- Image by Getty Images via Daylife
AdAge’s Andrew Hampp chronicled s a recent National Cable & Telecommunications Associates panel in which ‘media moguls’ like Rupert Murdoch talked about their answers to paid content moving forward. While HBO is working on an online on demand product, Murdoch and News Co. has plans to create their own e-reader, sounding eerily similar to the Kindle.
News Corp. CEO Rupert Murdoch said in a keynote interview with Fox Business News reporter Neil Cavuto that preserving the Journal’s subscription model online has been one of the biggest no-brainers since he acquired the financial newspaper in 2007.
“The question is, Should we allow Google to steal our copyrights? The paper has no trouble in charging $60 to $100 a year solely for the website. We’ve got about 1 million people doing that, and it’s not a gold mine, but it’s not bad,” he said.
But in order to maintain loyalty among readers who get their news online, on their BlackBerries and, increasingly, their Kindles, News Corp., which is also the parent of Fox News, is developing its own e-reader for newspapers, one with a larger screen to better emulate the print experience. “You can update it, leave it by your bed at night and there’s your newspaper,” Mr. Murdoch said.

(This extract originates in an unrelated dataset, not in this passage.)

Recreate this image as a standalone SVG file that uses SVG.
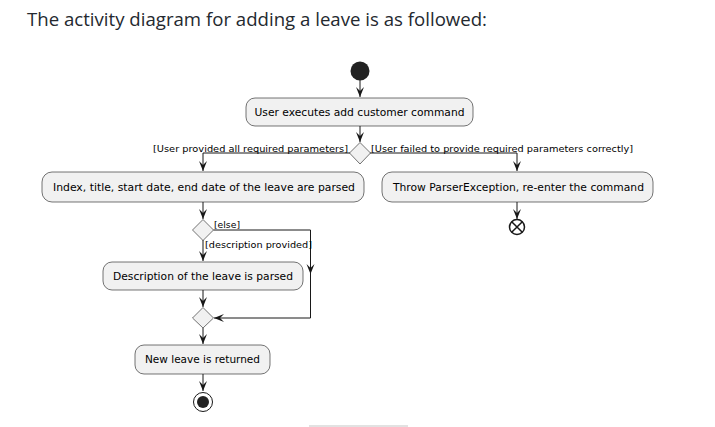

The problem with Murdoch’s WSJ example is this, and forgive me for stealing the term from someone else I can’t recall right now. A WSJ subscription is an ‘expense account purchase,’ plain and simple. The real test applies to general interest magazines and newspapers that perhaps don’t have a direct effect on the business world.
What’s equally puzzling and frustrating is the notion that News Co. thinks they can develop the hardware necessary to provide a quality user experience. And with other media companies trying to jump into the hardware fray (Hearst, etc…) are we, as consumers, destined to have four or five ‘e-readers,’ plus the netbook, cell phone and iPod.
It’s simply not realistic.
But, with that said, competition fuels innovation, so may the best media ‘mogul win. I just hope that consumers aren’t the losers.